16日蒋介石发表声明,提出处理时局之具体办法八条,大意是:恢复交通;东北共军照6月间规定驻地实施;华北华中驻地由三人小组商谈,五人小组所获协议,交政协综合小组获得协议;地方政权由改组后之国府委员解决;宪法草案,提交国大讨论。
10月23日陈诚召我作备忘录致马歇尔和周恩来,告以中共如不停止对东北和榆林之进攻,则由中共负战事扩大之责。

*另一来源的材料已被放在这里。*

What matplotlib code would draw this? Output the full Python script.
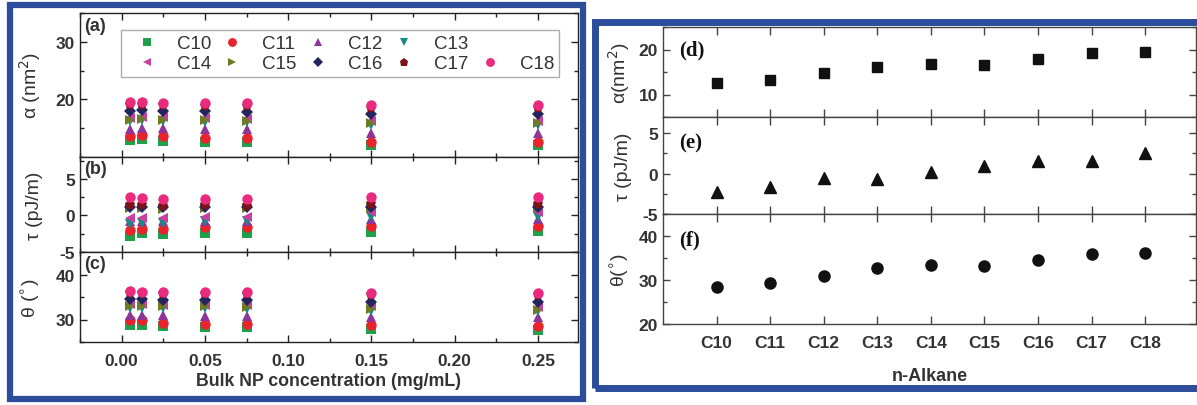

许朗轩告诉我,这是政府军在东北及陕北采取行动之借口。
这样紧锣密鼓,全面内战显然已不可避免。出人意料的是11月8日,蒋介石又下达停战命令,并宣布11日生效。
11日我随陈诚去宁海路马歇尔住所,与周恩来作非正式会谈,周恩来说:“政府单方面宣布停战,我事前一无所知。根据以往经验,凡是政府单方面宣布停止攻击,准备防御时,都是在准备防御的口号掩饰下大举进攻。四个月来,就攻占了一百余城市。因此,我对这次宣布停战,深感忧虑。尤其使我忧虑的是据报:胡宗南、马鸿逵的部队都已集结待命,准备进攻延安。昨天政府飞机四十架飞延安侦察、示威。”
周恩来接着说:“政府违背政协决定,即将召开国民代表大会。这个大会一开,就表明国共的分裂。在分裂局面下,军事如何能和谈呢?且此次停战,又保留了防御的借口,我实在不知道如何商谈。但是,我仍愿作最后的努力。请马歇尔将军转请政府缓开国大!”
接着周恩来转过脸来对陈诚、俞大维说:“陈总长、俞部长!你们都是政府中人,不知可不可以探听明白政府的意向,并设法解救这万分危急的情况?”
马歇尔见会谈空气十分紧张,提议稍作休息。
休息片刻后,马歇尔问陈诚政府有何停战提议。
陈诚提出了三点笼统的停战的办法,要会议细作商量,即:
1.就地停止,待三人小组派人到来;
2.小组到后,决定军队如何调整;
3.双方意见不同时,看用什么方法解决?他说:“我相信,如果军事上的问题得到解决,或者也可以影响政治,因此我请先商谈如何停战。”
三人会议失败是坏事,但教训了我,使我世界观发生了变化,这以后我间接参加了用武力批判国民党的伟大人民解放战争。所以我对三人会议的回忆是痛苦的回忆,也是幸福的回忆,是三人会议擦亮了我的眼睛,是三人会议给我的机会,让我回到共产党的怀抱。我至今每过重庆见我与董必武同志两度会见的地址青年路妇婴保健站;每过上清寺尧庐、桂园、怡园等我参与三人会议有关的场所,往事都像电影故事片一样,一幕一幕地掠过我的脑海,而使我发出幸福的微笑。我终于从革命洪涛中走过来了。